Indeed, elsewhere internet has been effective in connecting minds fighting for human rights, justice and democracy. Besides, many firms these days are internet-based; belong mainly to young people; and show the innovative and creative capacities of young people.
When a government sabotages internet via heavy taxation of those whose use it enterprisingly – the young people – it is sabotaging their participation in building the economy. That is not short of treason. In a civilized country that is what it would be taken as: treasonous.
But in Uganda, which is said to have “its owners’, those behind the plot to sabotage the country by depressing the use of internet through taxing it heavily, simply go away with it and are unbothered by exclusion of a whole generation of Ugandans from effective participation in the economy, thereby pushing them down the abyss of poverty well into the future.

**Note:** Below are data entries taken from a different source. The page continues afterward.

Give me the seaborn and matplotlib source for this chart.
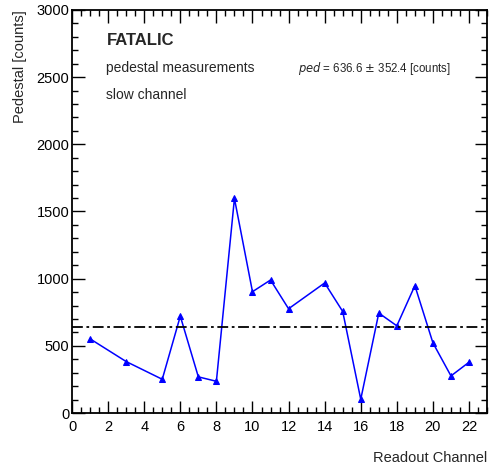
import numpy as np
import pandas as pd
import matplotlib
matplotlib.use("Agg")
import matplotlib.pyplot as plt
import seaborn as sns
from matplotlib.ticker import MultipleLocator

channels = [1, 3, 5, 6, 7, 8, 9, 10, 11, 12, 14, 15, 16, 17, 18, 19, 20, 21, 22]
pedestal = [552, 383, 251, 721, 269, 236, 1597, 903, 990, 776, 968, 756, 102, 744, 649, 948, 522, 276, 378]
ped_mean = 636.6
ped_std = 352.4

sns.set_theme(style="ticks")
plt.rcParams['font.family'] = ['Liberation Sans', 'DejaVu Sans']

df = pd.DataFrame({"channel": channels, "pedestal": pedestal})

fig = plt.figure(figsize=(4.9, 4.69), dpi=100)
ax = fig.add_axes([0.147, 0.1194, 0.847, 0.8593])

sns.lineplot(data=df, x="channel", y="pedestal", ax=ax, color="#0000ff",
             marker="^", markersize=4, markeredgecolor="#0000ff", linewidth=1.1)
ax.axhline(ped_mean, color="black", linestyle=(0, (6, 2, 1.5, 2)), linewidth=1.3)

ax.set_xlim(0, 23)
ax.set_ylim(0, 3000)
ax.xaxis.set_major_locator(MultipleLocator(2))
ax.xaxis.set_minor_locator(MultipleLocator(0.5))
ax.yaxis.set_major_locator(MultipleLocator(500))
ax.yaxis.set_minor_locator(MultipleLocator(100))
ax.tick_params(which="both", direction="in", top=True, right=True, width=1, colors="black", labelsize=10.5)
ax.tick_params(which="major", length=9)
ax.tick_params(which="minor", length=4.5)
ax.tick_params(axis="x", which="major", pad=5)
ax.tick_params(axis="y", which="major", pad=2)
for s in ax.spines.values():
    s.set_linewidth(1.3)
    s.set_color("black")

ax.set_xlabel("Readout Channel", fontsize=10.5, ha="right", x=1.0, labelpad=12)
ax.set_ylabel("Pedestal [counts]", fontsize=10.5, ha="right", y=1.0, labelpad=7)

ax.text(0.083, 0.925, "FATALIC", transform=ax.transAxes, fontsize=12, fontweight="bold", va="center")
ax.text(0.083, 0.855, "pedestal measurements", transform=ax.transAxes, fontsize=10, va="center")
ax.text(0.083, 0.79, "slow channel", transform=ax.transAxes, fontsize=10, va="center")
ax.text(0.545, 0.855, r"$\mathit{ped}$ = %.1f $\pm$ %.1f [counts]" % (ped_mean, ped_std),
        transform=ax.transAxes, fontsize=8.3, va="center")

fig.savefig("out.png", dpi=100)
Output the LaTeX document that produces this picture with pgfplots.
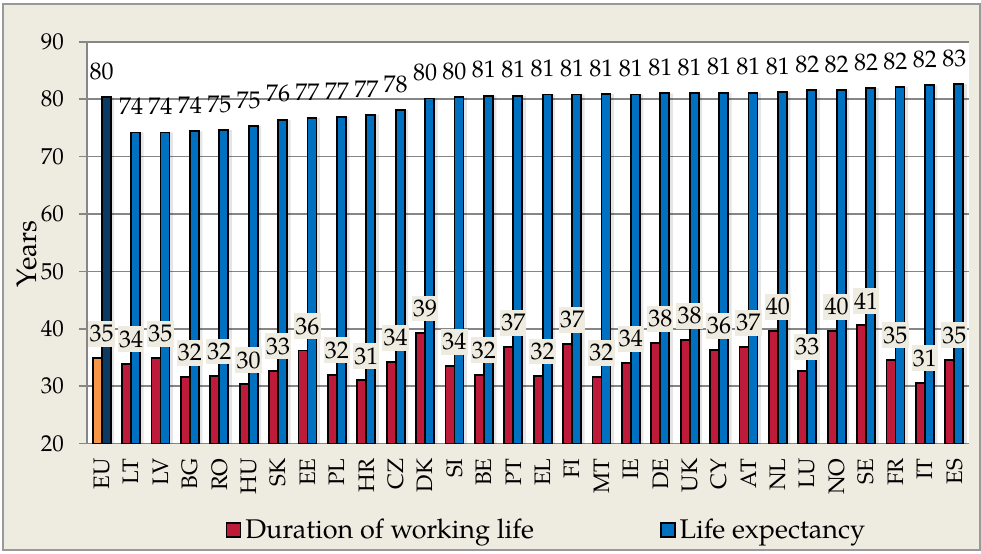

They have done the same to the pensionable senior citizens by denying them meaningful and effective access to their pension, which they would use to invest in the economy. The “owners” of the country falsely believe that foreigners will build the country or our economy for us.
But no foreigner will help you without helping himself or herself first. The country ends up helping him or her, or even the so-called investing firms, while exploitation is what the country gets from them. As if this is not enough, Government gives them tax holidays to exploit and allows them to take all the money they make back to their countries.
Meanwhile we borrow from international financial institutions to deceptively convince ourselves that foreign “aid” can develop our country. Yet those who say they give us aid are not charitable organizations.
They give us money to make more money for themselves and those firms and banks that invest in them. With our high rate of greed and selfishness, most of the borrowed money ends up in the bank accounts of those who take the decision to borrow on our behalf.
We are almost 22 years deep into the new millennium and into the 21st Century.
With this background information, if you asked me to tell you whether Uganda is ready for the 21st Century, without hesitation I would tell you that we are still deeply rooted in the 20th Century. In other words, we are more backward-looking than forward-looking. We emphasise falsehoods and deceptions and think and believe that is how we shall fit in the 21st Century.
The blame goes to leadership that fears change and loves to do what they do for the sake of power rather than making us fit in the Century with quality integrated education, quality health services, quality agriculture and quality energy.
If this was not the case, it would be providing effective leadership in every sphere of life, including University education, so that we have integrated and integrating education, producing integrated graduates who do not fear critical thinking, critical reasoning and Intellectual development.
Instead, leadership wants the humanities and social science abolished in our Universities, completely unaware that in the 21st Century every field of knowledge needs nourishment from the other, and that knowledge is one and should be promoted as such.
Leadership is also not wholeheartedly promoting internet use to fit in the 21st Century, mostly by our youth. To be relevant, leadership must develop a positive attitude towards Internet and allow quality debate of issues and problems to take place at all levels of society. Later will be too late.